▶ TASK REQUIREMENTS
Copy the data that follows exactly. Include no pictures.

====

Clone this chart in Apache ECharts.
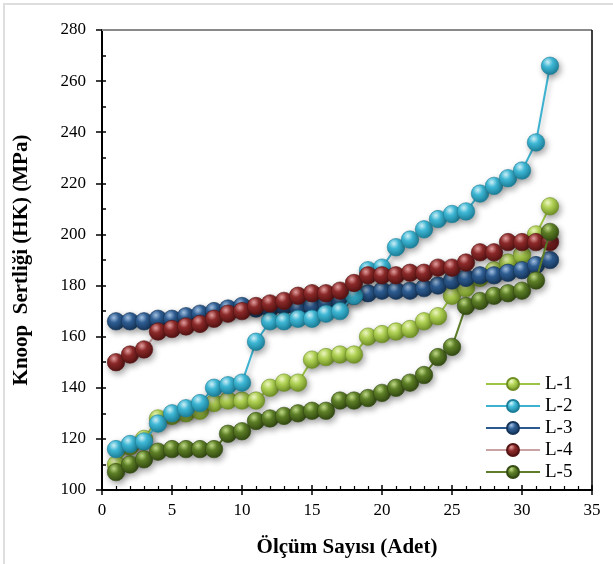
<!DOCTYPE html>
<html><head><meta charset="utf-8">
<script src="https://cdn.jsdelivr.net/npm/echarts@6/dist/echarts.min.js"></script>
<style>html,body{margin:0;padding:0;background:#fff}#c{width:613px;height:564px}</style>
</head><body><div id="c"></div><script>
const counts = [1,2,3,4,5,6,7,8,9,10,11,12,13,14,15,16,17,18,19,20,21,22,23,24,25,26,27,28,29,30,31,32];
const L1 = [110,117,120,128,129,130,131,134,135,135,135,140,142,142,151,152,153,153,160,161,162,163,166,168,176,179,183,186,189,192,200,211];
const L2 = [116,118,119,126,130,132,134,140,141,142,158,166,166,167,167,169,170,176,186,187,195,198,202,206,208,209,216,219,222,225,236,266];
const L3 = [166,166,166,167,167,168,169,170,171,172,171,171,172,171,172,173,174,176,177,178,178,178,179,180,182,183,184,184,185,186,188,190];
const L4 = [150,153,155,162,163,164,165,167,169,170,172,173,174,176,177,177,178,181,184,184,184,185,185,187,187,189,193,193,197,197,197,197];
const L5 = [107,110,112,115,116,116,116,116,122,123,127,128,129,130,131,131,135,135,136,138,140,142,145,152,156,172,174,176,177,178,182,201];
const seriesNames = ['L-1','L-2','L-3','L-4','L-5'];
const xTicks = [0,5,10,15,20,25,30,35];
const yTicks = [100,120,140,160,180,200,220,240,260,280];

const styles = {
  'L-1': {line:'#9cc545', hi:'#f4fcc8', base:'#b3d556', dark:'#6f8f25', z:2},
  'L-2': {line:'#3cb2d0', hi:'#d2f5fd', base:'#3fbad8', dark:'#1c7f99', z:4},
  'L-3': {line:'#2c5a8e', hi:'#a6c4e6', base:'#2f5f95', dark:'#163559', z:3},
  'L-4': {line:'#c9a3a3', hi:'#e8a2a2', base:'#8e2a2a', dark:'#551313', z:5},
  'L-5': {line:'#5d7d28', hi:'#c4de8a', base:'#5f8127', dark:'#334a12', z:6}
};
const dataMap = {'L-1':L1,'L-2':L2,'L-3':L3,'L-4':L4,'L-5':L5};

function sphere(s){
  return {type:'radial', x:0.38, y:0.3, r:0.7, colorStops:[
    {offset:0, color:s.hi},{offset:0.4, color:s.base},{offset:1, color:s.dark}]};
}

const series = seriesNames.map(n => {
  const s = styles[n];
  return {
    name:n, type:'line', xAxisIndex:0, yAxisIndex:0, z:s.z,
    data: counts.map((c,i)=>[c, dataMap[n][i]]),
    symbol:'circle', symbolSize:17.5, showSymbol:true,
    lineStyle:{color:s.line, width:2, shadowColor:'rgba(0,0,0,0.25)', shadowBlur:5, shadowOffsetX:2, shadowOffsetY:3},
    itemStyle:{color:sphere(s), borderColor:s.dark, borderWidth:0.6,
      shadowColor:'rgba(0,0,0,0.35)', shadowBlur:6, shadowOffsetX:2, shadowOffsetY:3},
    emphasis:{disabled:true}, animation:false
  };
});

const font = 'Liberation Serif';
const chart = echarts.init(document.getElementById('c'), null, {renderer:'canvas'});
chart.setOption({
  animation:false,
  backgroundColor:'#fff',
  grid:{left:102, right:21, top:30, bottom:74},
  legend:{
    data:seriesNames, orient:'vertical', left:480, top:369,
    itemWidth:54, itemHeight:15, itemGap:2,
    textStyle:{fontFamily:font, fontSize:19, color:'#000', lineHeight:20}
  },
  xAxis:[
    {type:'value', min:0, max:35, interval:5, position:'bottom',
     name:'Ölçüm Sayısı (Adet)', nameLocation:'middle', nameGap:47,
     nameTextStyle:{fontFamily:font, fontSize:21, fontWeight:'bold', color:'#000'},
     axisLine:{lineStyle:{color:'#000', width:2}},
     axisTick:{show:true, inside:false, length:5, lineStyle:{color:'#000', width:1.5}},
     axisLabel:{fontFamily:font, fontSize:17, color:'#000', margin:12, formatter:v=>xTicks.includes(v)?String(v):''},
     splitLine:{show:false}},
    {type:'value', min:0, max:35, interval:5, position:'bottom',
     axisLine:{show:false}, axisLabel:{show:false}, splitLine:{show:false},
     axisTick:{show:true, inside:true, length:5, lineStyle:{color:'#000', width:1.5}},
     minorTick:{show:true, splitNumber:5, length:4, lineStyle:{color:'#000', width:1.2}}}
  ],
  yAxis:[
    {type:'value', min:100, max:280, interval:20, position:'left',
     name:'Knoop  Sertliği (HK) (MPa)', nameLocation:'middle', nameGap:70,
     nameTextStyle:{fontFamily:font, fontSize:21, fontWeight:'bold', color:'#000'},
     axisLine:{show:true, lineStyle:{color:'#000', width:2}},
     axisTick:{show:true, inside:false, length:6, lineStyle:{color:'#000', width:1.5}},
     axisLabel:{fontFamily:font, fontSize:17, color:'#000', margin:16, formatter:v=>yTicks.includes(v)?String(v):''},
     splitLine:{show:false}},
    {type:'value', min:100, max:280, interval:20, position:'left',
     axisLine:{show:false}, axisLabel:{show:false}, splitLine:{show:false},
     axisTick:{show:true, inside:true, length:4, lineStyle:{color:'#000', width:1.5}},
     minorTick:{show:true, splitNumber:2, length:4, lineStyle:{color:'#000', width:1.5}}}
  ],
  series: series
});
// frame lines from the grid's own scale
const tl = chart.convertToPixel({gridIndex:0}, [0, 280]);
const br = chart.convertToPixel({gridIndex:0}, [35, 100]);
chart.setOption({
  graphic:[
    {type:'rect', shape:{x:4, y:4, width:640, height:600}, style:{fill:'none', stroke:'#dedede', lineWidth:2}, z:-1, silent:true},
    {type:'line', shape:{x1:tl[0], y1:tl[1], x2:br[0], y2:tl[1]}, style:{stroke:'#8a8a8a', lineWidth:2}, z:1, silent:true},
    {type:'line', shape:{x1:br[0], y1:tl[1], x2:br[0], y2:br[1]}, style:{stroke:'#000', lineWidth:1.5}, z:1, silent:true}
  ]
});
</script></body></html>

====

▶ EXPECTED ANSWER
Clone this chart in Apache ECharts.
<!DOCTYPE html>
<html><head><meta charset="utf-8">
<script src="https://cdn.jsdelivr.net/npm/echarts@6/dist/echarts.min.js"></script>
<style>html,body{margin:0;padding:0;background:#fff}#c{width:613px;height:564px}</style>
</head><body><div id="c"></div><script>
const counts = [1,2,3,4,5,6,7,8,9,10,11,12,13,14,15,16,17,18,19,20,21,22,23,24,25,26,27,28,29,30,31,32];
const L1 = [110,117,120,128,129,130,131,134,135,135,135,140,142,142,151,152,153,153,160,161,162,163,166,168,176,179,183,186,189,192,200,211];
const L2 = [116,118,119,126,130,132,134,140,141,142,158,166,166,167,167,169,170,176,186,187,195,198,202,206,208,209,216,219,222,225,236,266];
const L3 = [166,166,166,167,167,168,169,170,171,172,171,171,172,171,172,173,174,176,177,178,178,178,179,180,182,183,184,184,185,186,188,190];
const L4 = [150,153,155,162,163,164,165,167,169,170,172,173,174,176,177,177,178,181,184,184,184,185,185,187,187,189,193,193,197,197,197,197];
const L5 = [107,110,112,115,116,116,116,116,122,123,127,128,129,130,131,131,135,135,136,138,140,142,145,152,156,172,174,176,177,178,182,201];
const seriesNames = ['L-1','L-2','L-3','L-4','L-5'];
const xTicks = [0,5,10,15,20,25,30,35];
const yTicks = [100,120,140,160,180,200,220,240,260,280];

const styles = {
  'L-1': {line:'#9cc545', hi:'#f4fcc8', base:'#b3d556', dark:'#6f8f25', z:2},
  'L-2': {line:'#3cb2d0', hi:'#d2f5fd', base:'#3fbad8', dark:'#1c7f99', z:4},
  'L-3': {line:'#2c5a8e', hi:'#a6c4e6', base:'#2f5f95', dark:'#163559', z:3},
  'L-4': {line:'#c9a3a3', hi:'#e8a2a2', base:'#8e2a2a', dark:'#551313', z:5},
  'L-5': {line:'#5d7d28', hi:'#c4de8a', base:'#5f8127', dark:'#334a12', z:6}
};
const dataMap = {'L-1':L1,'L-2':L2,'L-3':L3,'L-4':L4,'L-5':L5};

function sphere(s){
  return {type:'radial', x:0.38, y:0.3, r:0.7, colorStops:[
    {offset:0, color:s.hi},{offset:0.4, color:s.base},{offset:1, color:s.dark}]};
}

const series = seriesNames.map(n => {
  const s = styles[n];
  return {
    name:n, type:'line', xAxisIndex:0, yAxisIndex:0, z:s.z,
    data: counts.map((c,i)=>[c, dataMap[n][i]]),
    symbol:'circle', symbolSize:17.5, showSymbol:true,
    lineStyle:{color:s.line, width:2, shadowColor:'rgba(0,0,0,0.25)', shadowBlur:5, shadowOffsetX:2, shadowOffsetY:3},
    itemStyle:{color:sphere(s), borderColor:s.dark, borderWidth:0.6,
      shadowColor:'rgba(0,0,0,0.35)', shadowBlur:6, shadowOffsetX:2, shadowOffsetY:3},
    emphasis:{disabled:true}, animation:false
  };
});

const font = 'Liberation Serif';
const chart = echarts.init(document.getElementById('c'), null, {renderer:'canvas'});
chart.setOption({
  animation:false,
  backgroundColor:'#fff',
  grid:{left:102, right:21, top:30, bottom:74},
  legend:{
    data:seriesNames, orient:'vertical', left:480, top:369,
    itemWidth:54, itemHeight:15, itemGap:2,
    textStyle:{fontFamily:font, fontSize:19, color:'#000', lineHeight:20}
  },
  xAxis:[
    {type:'value', min:0, max:35, interval:5, position:'bottom',
     name:'Ölçüm Sayısı (Adet)', nameLocation:'middle', nameGap:47,
     nameTextStyle:{fontFamily:font, fontSize:21, fontWeight:'bold', color:'#000'},
     axisLine:{lineStyle:{color:'#000', width:2}},
     axisTick:{show:true, inside:false, length:5, lineStyle:{color:'#000', width:1.5}},
     axisLabel:{fontFamily:font, fontSize:17, color:'#000', margin:12, formatter:v=>xTicks.includes(v)?String(v):''},
     splitLine:{show:false}},
    {type:'value', min:0, max:35, interval:5, position:'bottom',
     axisLine:{show:false}, axisLabel:{show:false}, splitLine:{show:false},
     axisTick:{show:true, inside:true, length:5, lineStyle:{color:'#000', width:1.5}},
     minorTick:{show:true, splitNumber:5, length:4, lineStyle:{color:'#000', width:1.2}}}
  ],
  yAxis:[
    {type:'value', min:100, max:280, interval:20, position:'left',
     name:'Knoop  Sertliği (HK) (MPa)', nameLocation:'middle', nameGap:70,
     nameTextStyle:{fontFamily:font, fontSize:21, fontWeight:'bold', color:'#000'},
     axisLine:{show:true, lineStyle:{color:'#000', width:2}},
     axisTick:{show:true, inside:false, length:6, lineStyle:{color:'#000', width:1.5}},
     axisLabel:{fontFamily:font, fontSize:17, color:'#000', margin:16, formatter:v=>yTicks.includes(v)?String(v):''},
     splitLine:{show:false}},
    {type:'value', min:100, max:280, interval:20, position:'left',
     axisLine:{show:false}, axisLabel:{show:false}, splitLine:{show:false},
     axisTick:{show:true, inside:true, length:4, lineStyle:{color:'#000', width:1.5}},
     minorTick:{show:true, splitNumber:2, length:4, lineStyle:{color:'#000', width:1.5}}}
  ],
  series: series
});
// frame lines from the grid's own scale
const tl = chart.convertToPixel({gridIndex:0}, [0, 280]);
const br = chart.convertToPixel({gridIndex:0}, [35, 100]);
chart.setOption({
  graphic:[
    {type:'rect', shape:{x:4, y:4, width:640, height:600}, style:{fill:'none', stroke:'#dedede', lineWidth:2}, z:-1, silent:true},
    {type:'line', shape:{x1:tl[0], y1:tl[1], x2:br[0], y2:tl[1]}, style:{stroke:'#8a8a8a', lineWidth:2}, z:1, silent:true},
    {type:'line', shape:{x1:br[0], y1:tl[1], x2:br[0], y2:br[1]}, style:{stroke:'#000', lineWidth:1.5}, z:1, silent:true}
  ]
});
</script></body></html>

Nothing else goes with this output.